The current government has set up a committee to look into the teaching and learning of children with special needs, who are being included for the first time in mainstream classrooms. The committee will find out how things are and recommend best practice.
A disastrous concession
A quick history lesson: in April 2013, the negotiations between the teaching unions and the employers (the municipalities) broke down before they started. The two issues that stalled the talks were a reduction in the timetable for teachers over a certain age and the removal of the upper limit on lessons taught in a week. Since the employers did not want to negotiate on these points, talks broke down and there was a lock-out for nearly a month.
The government stepped in and solved the dispute by giving the employers all of their demands and giving one concession to the teachers: they would only ever have to work their 37.5-hour working week in regular working hours.
This ‘concession’ has been disastrous in practice. Teaching is not a 9-5 job and a lot of schools have had to think of local solutions to the problem the politicians invented. This is, frankly, a complete waste of valuable time.
Do more with less
The government were keen for all the employers’ demands to go through because they were central to their plans for what they branded ‘school improvement’. Its plan, if I understand it correctly, was to increase student-teacher contact time without having to pay extra and to shut down special needs provisions for all but the most disabled children.

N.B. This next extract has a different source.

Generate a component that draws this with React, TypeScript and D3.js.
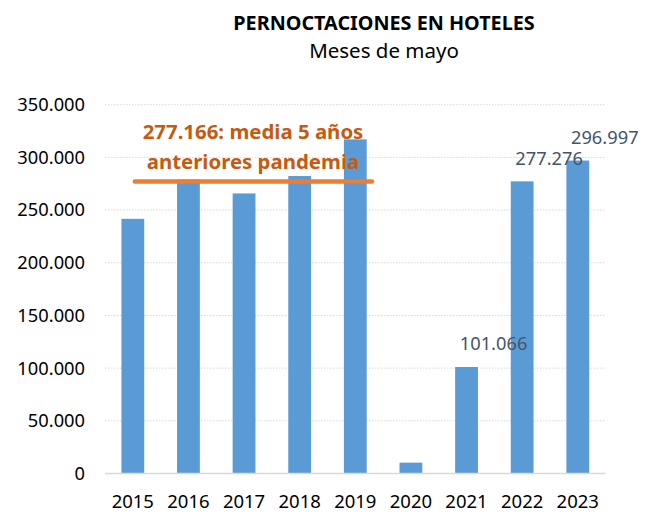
import * as d3 from "d3";

const years = ["2015", "2016", "2017", "2018", "2019", "2020", "2021", "2022", "2023"];
const nights = [241700, 279000, 265800, 282300, 317100, 10300, 101066, 277276, 296997];
const labelled = ["2021", "2022", "2023"];
const yTicks = [0, 50000, 100000, 150000, 200000, 250000, 300000, 350000];
const avgYears = ["2015", "2019"];
const avgValue = 277166;

const W = 658;
const H = 514;
const left = 105;
const right = 605.6;
const top = 104.7;
const bottom = 473.5;

const fmt = (v: number) => (v === 0 ? "0" : d3.format(",")(v).replace(/,/g, "."));

const App = () => {
  const x = d3.scaleBand<string>().domain(years).range([left, right]).paddingInner(0.59).paddingOuter(0.295);
  const y = d3.scaleLinear().domain([0, 350000]).range([bottom, top]);
  const font = "'Noto Sans', sans-serif";
  const mid = (yr: string) => x(yr)! + x.bandwidth() / 2;

  // average line runs from the 2015 bar to just past the 2019 bar
  const x0 = mid(avgYears[0]) + 2;
  const x1 = mid(avgYears[1]) + x.step() * 0.3;

  return (
    <svg width={W} height={H} style={{ position: "absolute", left: 0, top: 0, background: "#fff" }} fontFamily={font}>
      <text x={384} y={30} textAnchor="middle" fontSize={19.8} fontWeight="bold" fill="#000">
        PERNOCTACIONES EN HOTELES
      </text>
      <text x={384} y={58} textAnchor="middle" fontSize={20.5} fill="#000">
        Meses de mayo
      </text>

      {yTicks.map((t) => (
        <g key={t}>
          {t > 0 && (
            <line x1={left} x2={right} y1={y(t)} y2={y(t)} stroke="#D9D9D9" strokeWidth={1} strokeDasharray="1.5,1.5" />
          )}
          <text x={85} y={y(t)} dy="0.35em" textAnchor="end" fontSize={18.3} fill="#000">
            {fmt(t)}
          </text>
        </g>
      ))}

      {years.map((yr, i) => (
        <rect key={yr} x={x(yr)} y={y(nights[i])} width={x.bandwidth()} height={bottom - y(nights[i])} fill="#5B9BD5" />
      ))}

      <line x1={left} x2={right} y1={bottom} y2={bottom} stroke="#D9D9D9" strokeWidth={1.3} />

      {years.map((yr) => (
        <text key={yr} x={mid(yr)} y={508} textAnchor="middle" fontSize={18.5} fill="#000">
          {yr}
        </text>
      ))}

      {years.map((yr, i) =>
        labelled.includes(yr) ? (
          <text key={yr} x={mid(yr) + 27} y={y(nights[i]) - 23} dy="0.35em" textAnchor="middle" fontSize={18.3} fill="#44546A">
            {fmt(nights[i])}
          </text>
        ) : null
      )}

      <line x1={x0} x2={x1} y1={y(avgValue)} y2={y(avgValue)} stroke="#ED7D31" strokeWidth={4.5} strokeLinecap="round" />
      <text x={253} y={139} textAnchor="middle" fontSize={20.4} fontWeight="bold" fill="#C55A11">
        {fmt(avgValue)}: media 5 años
      </text>
      <text x={253} y={169} textAnchor="middle" fontSize={20.4} fontWeight="bold" fill="#C55A11">
        anteriores pandemia
      </text>
    </svg>
  );
};

export default App;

There were no plans for teachers to have extra training for special needs, nor for making the most of increased lesson time. You may recognise this plan as ‘Do more with less’.
Now the new administration is finally looking at the problem and the cynic in me does not expect for the committee to recommend increased education spending.
I am a teacher and I am passionate about inclusion. I believe that most children can thrive in a classroom with a diversity of talent, ability, interests and needs. What frustrates me is how Denmark has grabbed hold of the idea and twisted it into a way of saving money.
Proper inclusion necessarily means more lesson planning. If you have students who have visual impairments, you make your resources legible. The same goes for any other disability. You adapt your planning to fit where your students are. This takes a lot of time, and planning time was one of the things politicians did not value enough to pay for.
Proper inclusion means more training and education for teachers. If someone told you that a new girl in your class has Turner syndrome, would you know how to translate that information into better teaching for her?
Proper inclusion means having a team of specialists available. Speech therapists, counsellors, educational psychologists, special educational needs co-ordinators and language support are essential. Those specialists are spread out and still under-resourced.
The politicians of Denmark need to be honest so that voters can decide. Do they care about raising standards or do they care about saving money? They cannot do both.